Their key strength is adaptability. Because the clamp is adjustable, a single model can often fit a range of pipe diameters. This design works equally well on smooth steel, plastic, and even some concrete culverts, making it a reliable go-to if you have different types of pipes on your farm.
The potential weakness is the clamp itself. Over time, the bolt can rust or loosen, requiring periodic checks and tightening. The external clamp also creates a lip that can be more prone to catching debris than a flush-mounted or internal guard, so placement is a key consideration.
Agri-Drain Grate: For High-Flow Water Systems
Sometimes, your primary concern isn’t a raccoon; it’s a massive volume of water carrying a lot of field debris. For main drainage ditches or tile outlets that handle significant flow, a heavy-duty "trash guard" like those from Agri-Drain is the right tool. These are built to prioritize water flow above all else.
These grates feature much wider bar spacing, often called "trash-racker" bars. The design is meant to stop large items like branches, corn stalks, and beaver-damming material while allowing leaves, silt, and smaller debris to pass through freely. During a cloudburst, preventing a clog and a field-wide flood is the number one job.
This design comes with an obvious tradeoff: it won’t stop smaller animals. A rat or a mink could easily slip through the wider bars. This makes it a strategic choice for locations where the risk of catastrophic flooding outweighs the risk of smaller pests using the culvert as a den.
Beaver Deceivers: A Fence-Style Culvert Guard
When you’re dealing with a persistent beaver population, a simple grate over the culvert opening often isn’t enough. Beavers are master engineers; they will simply use your guard as a foundation and plug it with mud and sticks. This is where a "Beaver Deceiver" system becomes necessary.
The concept is to trick the beaver.
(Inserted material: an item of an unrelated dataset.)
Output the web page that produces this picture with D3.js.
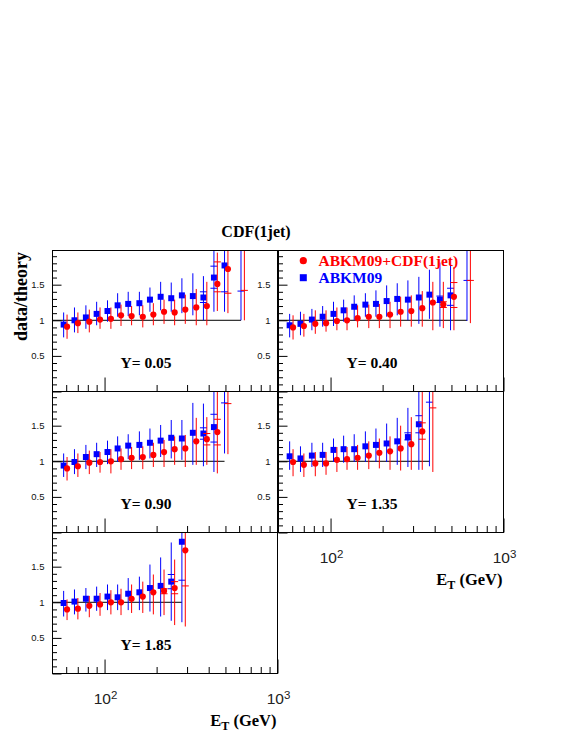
<!DOCTYPE html>
<html>
<head>
<meta charset="utf-8">
<script src="https://cdn.jsdelivr.net/npm/d3@7"></script>
<style>
  body { margin: 0; background: #fff; }
  .tick text { font-family: "Liberation Sans", Arial, sans-serif; }
</style>
</head>
<body>
<div id="chart"></div>
<script>
// ET bin centres (GeV), shared by all rapidity panels
const etBins = [58, 67, 78, 90, 104, 119, 137, 159, 183, 211, 243, 280, 324, 373, 429, 494, 615];
const rapidity = ["0.05", "0.40", "0.90", "1.35", "1.85"];

// ABKM09 (blue squares)
const abkm = [
  [0.94, 1.00, 1.04, 1.09, 1.13, 1.21, 1.23, 1.24, 1.29, 1.33, 1.31, 1.35, 1.34, 1.32, 1.60, 1.77, 2.30],
  [0.93, 0.95, 1.01, 1.05, 1.09, 1.14, 1.19, 1.22, 1.23, 1.27, 1.30, 1.29, 1.32, 1.36, 1.29, 1.35, 2.30],
  [0.94, 0.99, 1.06, 1.10, 1.13, 1.18, 1.22, 1.23, 1.26, 1.29, 1.33, 1.32, 1.40, 1.39, 1.48, 2.30],
  [1.07, 1.04, 1.08, 1.09, 1.16, 1.17, 1.17, 1.21, 1.23, 1.25, 1.28, 1.34, 1.52, 2.30],
  [0.99, 1.01, 1.05, 1.05, 1.08, 1.07, 1.12, 1.14, 1.20, 1.23, 1.29, 1.85]
];
const abkmLow = [
  [0.76, 0.83, 0.88, 0.93, 0.98, 1.05, 1.06, 1.07, 1.12, 1.14, 1.12, 1.10, 1.07, 1.00, 1.12, 1.12, 1.00],
  [0.76, 0.79, 0.86, 0.91, 0.92, 0.98, 1.00, 1.05, 1.05, 1.05, 1.07, 1.00, 0.95, 1.02, 0.91, 0.86, 0.99],
  [0.78, 0.82, 0.89, 0.92, 0.96, 0.99, 1.03, 1.02, 1.04, 1.06, 1.04, 1.02, 0.95, 0.93, 0.85, 1.11],
  [0.88, 0.85, 0.92, 0.92, 0.99, 0.98, 0.99, 0.99, 0.99, 0.99, 0.95, 0.92, 0.88, 0.93],
  [0.80, 0.83, 0.87, 0.88, 0.89, 0.89, 0.89, 0.89, 0.87, 0.80, 0.74, 0.72]
];
const abkmHigh = [
  [1.11, 1.18, 1.21, 1.26, 1.28, 1.38, 1.40, 1.40, 1.46, 1.54, 1.53, 1.59, 1.66, 1.62, 2.20, 2.40, 3.00],
  [1.09, 1.12, 1.16, 1.20, 1.26, 1.29, 1.35, 1.38, 1.42, 1.49, 1.52, 1.56, 1.61, 1.71, 1.81, 1.80, 3.00],
  [1.11, 1.17, 1.23, 1.26, 1.29, 1.35, 1.38, 1.42, 1.46, 1.51, 1.58, 1.58, 1.82, 1.81, 2.40, 3.00],
  [1.28, 1.21, 1.26, 1.26, 1.32, 1.36, 1.38, 1.42, 1.46, 1.53, 1.61, 1.75, 2.30, 3.00],
  [1.16, 1.18, 1.20, 1.22, 1.25, 1.25, 1.34, 1.36, 1.53, 1.63, 1.84, 2.60]
];
// statistical-error caps: [bin index, low, high]
const abkmStat = [
  [[13, 1.25, 1.40], [14, 1.45, 1.76], [15, 1.40, 2.15], [16, 1.41, 3.20]],
  [[14, 1.25, 1.34], [15, 1.21, 1.45], [16, 1.56, 3.20]],
  [[13, 1.31, 1.47], [14, 1.27, 1.66], [15, 1.82, 3.20]],
  [[11, 1.30, 1.40], [12, 1.40, 1.64], [13, 1.83, 3.20]],
  [[10, 1.19, 1.39], [11, 1.31, 2.40]]
];

// ABKM09+CDF(1jet) (red circles)
const fit = [
  [0.91, 0.96, 0.98, 1.01, 1.02, 1.07, 1.06, 1.05, 1.08, 1.12, 1.11, 1.15, 1.18, 1.20, 1.51, 1.72, 2.30],
  [0.90, 0.92, 0.95, 0.96, 0.99, 1.00, 1.03, 1.05, 1.05, 1.08, 1.12, 1.13, 1.17, 1.25, 1.22, 1.33, 2.30],
  [0.90, 0.93, 0.98, 0.99, 1.00, 1.03, 1.05, 1.06, 1.09, 1.13, 1.17, 1.18, 1.28, 1.31, 1.41, 2.30],
  [0.99, 0.95, 0.97, 0.97, 1.02, 1.03, 1.05, 1.08, 1.12, 1.14, 1.18, 1.24, 1.42, 2.30],
  [0.90, 0.91, 0.95, 0.97, 1.00, 1.00, 1.05, 1.08, 1.14, 1.16, 1.20, 1.73]
];
const fitLow = [
  [0.74, 0.82, 0.83, 0.88, 0.88, 0.92, 0.93, 0.90, 0.93, 0.95, 0.93, 0.95, 0.93, 0.93, 1.13, 1.10, 1.00],
  [0.73, 0.77, 0.81, 0.84, 0.86, 0.86, 0.90, 0.89, 0.89, 0.89, 0.91, 0.91, 0.91, 0.86, 0.89, 0.86, 0.96],
  [0.73, 0.78, 0.82, 0.84, 0.83, 0.88, 0.89, 0.89, 0.92, 0.92, 0.95, 0.92, 0.95, 0.95, 0.83, 1.10],
  [0.79, 0.78, 0.79, 0.81, 0.85, 0.88, 0.88, 0.89, 0.90, 0.88, 0.87, 0.88, 0.88, 0.85],
  [0.75, 0.76, 0.79, 0.81, 0.83, 0.82, 0.85, 0.85, 0.83, 0.82, 0.68, 0.66]
];
const fitHigh = [
  [1.08, 1.11, 1.15, 1.18, 1.18, 1.22, 1.20, 1.21, 1.24, 1.29, 1.29, 1.36, 1.44, 1.54, 1.95, 2.40, 3.00],
  [1.07, 1.09, 1.14, 1.14, 1.18, 1.18, 1.21, 1.22, 1.23, 1.26, 1.33, 1.35, 1.41, 1.54, 1.54, 1.75, 3.00],
  [1.06, 1.11, 1.15, 1.13, 1.17, 1.18, 1.20, 1.21, 1.26, 1.30, 1.35, 1.37, 1.61, 1.62, 2.05, 3.00],
  [1.17, 1.11, 1.13, 1.13, 1.20, 1.20, 1.23, 1.28, 1.32, 1.35, 1.50, 1.62, 2.00, 3.00],
  [1.04, 1.06, 1.09, 1.13, 1.17, 1.19, 1.25, 1.29, 1.39, 1.46, 1.60, 2.60]
];
const fitStat = [
  [[14, 1.40, 1.82], [15, 1.38, 2.10], [16, 1.42, 3.20]],
  [[14, 1.18, 1.26], [15, 1.18, 1.53], [16, 1.56, 3.20]],
  [[13, 1.23, 1.39], [14, 1.23, 1.59], [15, 1.81, 3.20]],
  [[12, 1.31, 1.54], [13, 1.75, 3.20]],
  [[9, 1.12, 1.19], [10, 1.12, 1.29], [11, 1.23, 2.30]]
];

const legendLabels = ["ABKM09+CDF(1jet)", "ABKM09"];
const yMajor = [0, 0.5, 1, 1.5];
const yMinor = d3.range(1, 20).map(k => k / 10).filter(v => !yMajor.includes(v));
const xMajor = [100, 1000];
const xMinor = [60, 70, 80, 90, 200, 300, 400, 500, 600, 700, 800, 900];
const xExponent = {100: "2", 1000: "3"};

const width = 572, height = 740;
const W = 225, H = 141;
const colX = [52.5, 278.5], rowY = [250.5, 391.5, 532.5];
const panelPos = [[0, 0], [1, 0], [0, 1], [1, 1], [0, 2]];
const serif = "'Liberation Serif', 'Times New Roman', serif";
const sans = "'Liberation Sans', Arial, sans-serif";

const svg = d3.select("#chart").append("svg")
  .attr("width", width).attr("height", height);
svg.append("rect").attr("width", width).attr("height", height).attr("fill", "#fff");

const series = [
  {val: abkm, lo: abkmLow, hi: abkmHigh, stat: abkmStat, color: "#0000ff", shape: "square", dx: 0},
  {val: fit, lo: fitLow, hi: fitHigh, stat: fitStat, color: "#ff0000", shape: "circle", dx: 3.4}
];

panelPos.forEach(([c, r], i) => {
  const x0 = colX[c], y0 = rowY[r];
  const x = d3.scaleLog().domain([50, 1000]).range([x0, x0 + W]);
  const y = d3.scaleLinear().domain([0, 1.98]).range([y0 + H, y0]);
  const g = svg.append("g");

  svg.append("clipPath").attr("id", "clip" + i)
    .append("rect").attr("x", x0).attr("y", y0).attr("width", W).attr("height", H);

  // y axis (ticks point inside)
  g.append("g").attr("transform", `translate(${x0},0)`)
    .call(d3.axisLeft(y).tickValues(yMinor).tickSize(-4.5).tickFormat(""))
    .call(a => a.select(".domain").remove());
  g.append("g").attr("transform", `translate(${x0},0)`)
    .call(d3.axisLeft(y).tickValues(yMajor).tickSize(-9).tickPadding(8)
      .tickFormat(v => v === 0 ? "" : d3.format("")(v)))
    .call(a => a.select(".domain").remove())
    .call(a => a.selectAll("text").attr("font-size", 9.5).attr("fill", "#111"));

  // x axis
  g.append("g").attr("transform", `translate(0,${y0 + H})`)
    .call(d3.axisBottom(x).tickValues(xMinor).tickSize(-6.5).tickFormat(""))
    .call(a => a.select(".domain").remove());
  g.append("g").attr("transform", `translate(0,${y0 + H})`)
    .call(d3.axisBottom(x).tickValues(xMajor).tickSize(-14).tickFormat(""))
    .call(a => a.select(".domain").remove());

  g.selectAll(".tick line").attr("stroke", "#000");

  const n = series[0].val[i].length;
  const et = etBins.slice(0, n);

  // reference line at 1
  g.append("line")
    .attr("x1", x(50)).attr("x2", x(et[n - 1]))
    .attr("y1", y(1)).attr("y2", y(1))
    .attr("stroke", "#000").attr("stroke-width", 1);

  const plot = g.append("g").attr("clip-path", `url(#clip${i})`);
  series.forEach(s => {
    const pts = et.map((e, k) => ({e, v: s.val[i][k], lo: s.lo[i][k], hi: s.hi[i][k]}));
    plot.selectAll(null).data(pts).join("line")
      .attr("x1", d => x(d.e) + s.dx).attr("x2", d => x(d.e) + s.dx)
      .attr("y1", d => y(d.lo)).attr("y2", d => y(d.hi))
      .attr("stroke", s.color).attr("stroke-width", 1);
    const caps = [];
    s.stat[i].forEach(([k, lo, hi]) => {
      caps.push({e: et[k], v: lo});
      caps.push({e: et[k], v: hi});
    });
    plot.selectAll(null).data(caps).join("line")
      .attr("x1", d => x(d.e) + s.dx - 3.5).attr("x2", d => x(d.e) + s.dx + 3.5)
      .attr("y1", d => y(d.v)).attr("y2", d => y(d.v))
      .attr("stroke", s.color).attr("stroke-width", 1);
    if (s.shape === "square") {
      plot.selectAll(null).data(pts).join("rect")
        .attr("x", d => x(d.e) + s.dx - 3).attr("y", d => y(d.v) - 3)
        .attr("width", 6).attr("height", 6).attr("fill", s.color);
    } else {
      plot.selectAll(null).data(pts).join("circle")
        .attr("cx", d => x(d.e) + s.dx).attr("cy", d => y(d.v))
        .attr("r", 3.1).attr("fill", s.color);
    }
  });

  // frame
  g.append("rect").attr("x", x0).attr("y", y0).attr("width", W).attr("height", H)
    .attr("fill", "none").attr("stroke", "#000").attr("stroke-width", 1);

  g.append("text")
    .attr("x", x0 + 93.5).attr("y", y0 + 117.5)
    .attr("text-anchor", "middle")
    .attr("font-family", serif).attr("font-weight", "bold").attr("font-size", 15.5)
    .text("Y= " + rapidity[i]);

  // x tick labels and title under the lowest panel of each column
  const isBottom = (c === 0 && r === 2) || (c === 1 && r === 1);
  if (isBottom) {
    xMajor.forEach(v => {
      const t = g.append("text")
        .attr("x", x(v) + 1).attr("y", y0 + H + 30)
        .attr("text-anchor", "middle")
        .attr("font-family", sans).attr("font-size", 15.5).attr("fill", "#222");
      t.append("tspan").text("10");
      t.append("tspan").attr("dy", -5).attr("font-size", 11.5).text(xExponent[v]);
    });
    const lab = g.append("text")
      .attr("x", x0 + W - 1).attr("y", y0 + H + 52)
      .attr("text-anchor", "end")
      .attr("font-family", serif).attr("font-weight", "bold").attr("font-size", 16.5);
    lab.append("tspan").text("E");
    lab.append("tspan").attr("dy", 4).attr("font-size", 12).text("T");
    lab.append("tspan").attr("dy", -4).text(" (GeV)");
  }
});

// title and y label
svg.append("text")
  .attr("x", 256).attr("y", 237)
  .attr("text-anchor", "middle")
  .attr("font-family", serif).attr("font-weight", "bold").attr("font-size", 16)
  .text("CDF(1jet)");

svg.append("text")
  .attr("transform", "translate(27,252) rotate(-90)")
  .attr("text-anchor", "end")
  .attr("font-family", serif).attr("font-weight", "bold").attr("font-size", 18)
  .text("data/theory");

// legend
const legend = svg.append("g");
const legendColors = ["#ff0000", "#0000ff"];
legendLabels.forEach((label, k) => {
  const ly = 260.7 + k * 17;
  if (k === 0) {
    legend.append("circle").attr("cx", 303.3).attr("cy", ly).attr("r", 3.6).attr("fill", legendColors[k]);
  } else {
    legend.append("rect").attr("x", 299.8).attr("y", ly - 3.5).attr("width", 7).attr("height", 7).attr("fill", legendColors[k]);
  }
  legend.append("text")
    .attr("x", 318.5).attr("y", ly + 5)
    .attr("font-family", serif).attr("font-weight", "bold").attr("font-size", 15.5)
    .attr("fill", legendColors[k])
    .text(label);
});
</script>
</body>
</html>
Instead of guarding the pipe opening directly, you install a large, sturdy fence (often made from cattle panels) in a wide trapezoid or circle several feet upstream from the culvert. The beaver instinctively dams against the wide fence, but because the fence is so large, it can’t plug the whole thing. Water continues to flow around the dammed section and into the protected culvert.
This is a much larger project than screwing on a grate. It requires driving posts and wiring fence panels, but it’s the most effective long-term solution for high-pressure beaver areas. It’s a specialized tool for a very specific and destructive problem, and it’s overkill if you’re just trying to stop a groundhog.
Keeping Your Culvert Guard Clear of Debris
No culvert guard is truly "maintenance-free." Think of it as a filter for your drainage system—and all filters eventually need to be cleaned. Installing a guard and walking away is a recipe for a different kind of clog, this time with leaves and twigs plastered against the grate.
Make it a habit to check your guards after every major rainstorm, especially in the fall when leaves are flying. A quick once-over with a sturdy garden rake is usually all it takes to pull away any accumulated debris and keep water flowing. This five minutes of prevention can save you hours of work later.
The best defense is a good offense. Take some time to clear brush, cattails, and loose sticks from the ditch for 15-20 feet upstream of your culvert. By reducing the amount of debris that can wash downstream in the first place, you dramatically cut down on how often your guard will need clearing.
A good culvert guard is cheap insurance for your farm’s infrastructure. It protects your land from water damage, your lanes from erosion, and your livestock from predators. By matching the right guard to your specific pipe, flow rate, and animal threat, you can turn a constant liability into a reliable asset.